Agencies silent on big power windfalls

November 14, 2007|By JAY HANCOCK

On Sept. 14, 2004, a tipster urged electricity administrators to investigate a power generation plant that seemed to be charging extra-high prices during times of stress on the grid.

The inquiry found that a lack of competition allowed the plant to reap outsized profits - an "excess" $20 million just in one two-week period.

The windfall seemed so blatant that Joseph Bowring, market monitor for the Mid-Atlantic grid manager PJM Interconnection, wanted the government to slap controls not only on the plant in question but on every other generator not subject to price caps in times of high demand.

It was a stunning moment - or would have been if anybody knew about it.

At a time when electricity prices were already rising thanks to deregulation, PJM's own watchdog found that unidentified customers were being overcharged for power and wanted to correct it.

But PJM and federal regulators never acted on his concerns.

Disturbing new details about the incident have emerged from a PJM examination into Bowring's claims that grid managers stifled his ability to police profiteering.

Among other things, documents show that he found evidence of excess profits in 2005 and 2006, when Maryland utilities began to pass soaring wholesale-electricity costs to customers.

But don't expect to learn the identity of the company pocketing the $20 million, or expect anybody to do anything about it. Just as they did after Bowring initially raised concerns, PJM and federal regulators are switching off the light just when things look interesting.

Outsized generation profits don't explain everything about high electricity prices.

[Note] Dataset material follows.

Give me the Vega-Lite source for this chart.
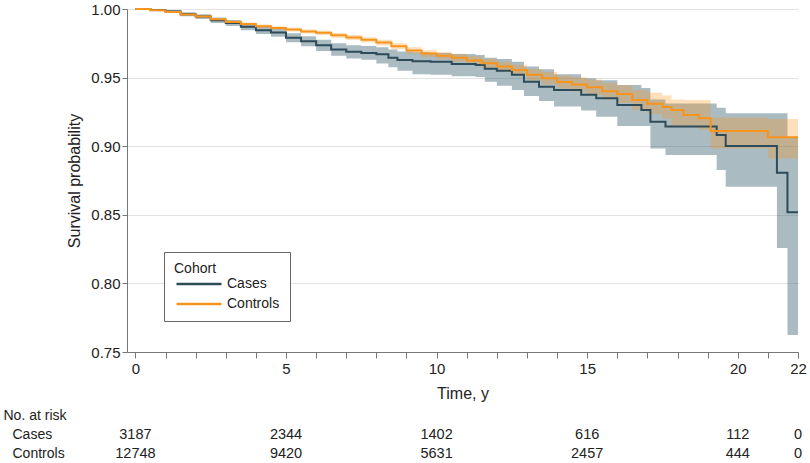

But they're a factor, and what we're learning casts new doubt on whether deregulation works as well for consumers as it does for power companies.

The summer of 2004 wasn't the hottest on record, but it still offered ample opportunity for generators in PJM's territory to make money. Based in Norristown, Pa., PJM is a nonprofit company that manages the grid in Maryland and a dozen other states.

Unlike every other U.S. grid region, PJM includes several plants whose prices aren't capped on hot days when demand soars and generators with little nearby competition can raise prices almost willy-nilly.

It was one of these plants that fetched Bowring's attention in 2004. By the next summer, documents released last week by PJM show, he was convinced the generator was exploiting grid stress to reap high prices, including once when a transformer failed and power was especially scarce.

By late last year, after more analysis, Bowring told a colleague that "the evidence is pretty overwhelming" that the generator was reaping excess profits.

That wouldn't necessarily be illegal, but it certainly increased prices for end-users. Instead of making electricity themselves, deregulated utilities such as Baltimore Gas and Electric must buy it from independent generators. It seemed an obvious case of monopoly "market power," which Bowring was hired to fight.

"Market mitigation" price controls are routine for every other regional grid in the country, but the Federal Energy Regulatory Commission allowed exemptions for certain PJM plants built in 1996 and later.

PJM refused Bowring's request to ask FERC for price caps. He did make an informal "referral" to FERC in 2005, but nothing came of it. I asked FERC why it didn't respond to the referral, but a spokeswoman said she was unable to learn the answer.

I also asked PJM spokesman Williamson to name the PJM generators exempt from price caps. He couldn't find out yesterday and might not identify them anyway, out of confidentiality concerns, he said.

Deregulation has let electricity plants charge what the market will bear. Environmental rules have prevented construction of almost any new plants, constraining supply. The economy keeps growing, increasing demand and the opportunity to raise prices. The grid manager charged with balancing the needs for profits and reasonable prices seems biased toward the former.

PJM's "investigation" of Bowring's claims of interference has produced hundreds of pages of documents and no changes. Here's the big conclusion: "There can be no minimization of the divide between Dr. Bowring and PJM Management."

Bowring will probably get his own operation instead of reporting to PJM bosses, thanks to litigation by state electricity commissions. But he'll still have to work through FERC, which seems just as tilted toward generation companies as the grid manager.

His complaints about PJM meddling could have started a process to right wrongs and improve confidence in deregulated electricity. Instead, they just show how much trouble we're in.